井上ひさしほか文学の蔵編『井上ひさしと141人の仲間たちの作文教室』

井上ひさしほか文学の蔵編『井上ひさしと141人の仲間たちの作文教室』新潮文庫、2002年1月
一関で行われた作文教室の記録。

 作文の秘訣を一言でいえば、自分にしか書けないことを、だれにでもわかる文章で書くということだけなんですね。

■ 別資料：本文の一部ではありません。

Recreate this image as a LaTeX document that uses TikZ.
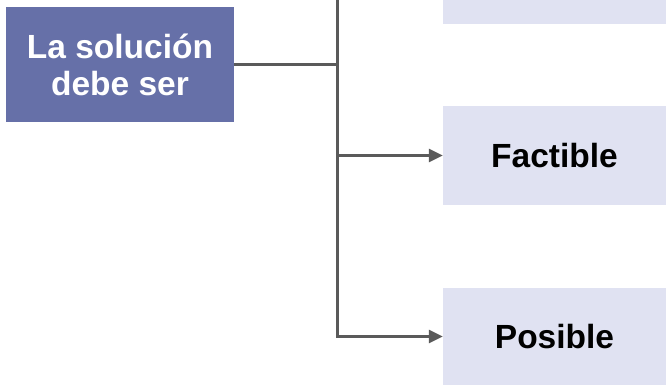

たしかに、こういう文章が書けるようになりたいものである。これがなかなか難しい。
こういう文章を書くために、井上ひさしが講義を通じて、いろいろなアドバイスをしている。井上によると、「優れた文章書きは、なるべく小さく千切ったものを、相手に次々に提供していく」という。本の中では、漱石の文章が触れられていたが、たしかに漱石の作品の冒頭は短い。『草枕』では、「山路を登りながら、かう考へた。/智に働けば角が立つ。情に棹させば流される。意地を通せば窮屈だ。兎角に人の世は住みにくい。」とあり、短い文章をたたみかけるように続く。川端康成の『雪国』は、「国境を越えると、雪国だった。」という有名な一文で始まるが、これも何の迷いもなく、ズバッと主題に入っていく。
井上は「「いきなり核心から入る」ことが大事なんです」と指摘している。これはまったくその通りだ。どの文章が必要で、どれが不要か。この見極めが大切なのである。一番センスの問われるところだ。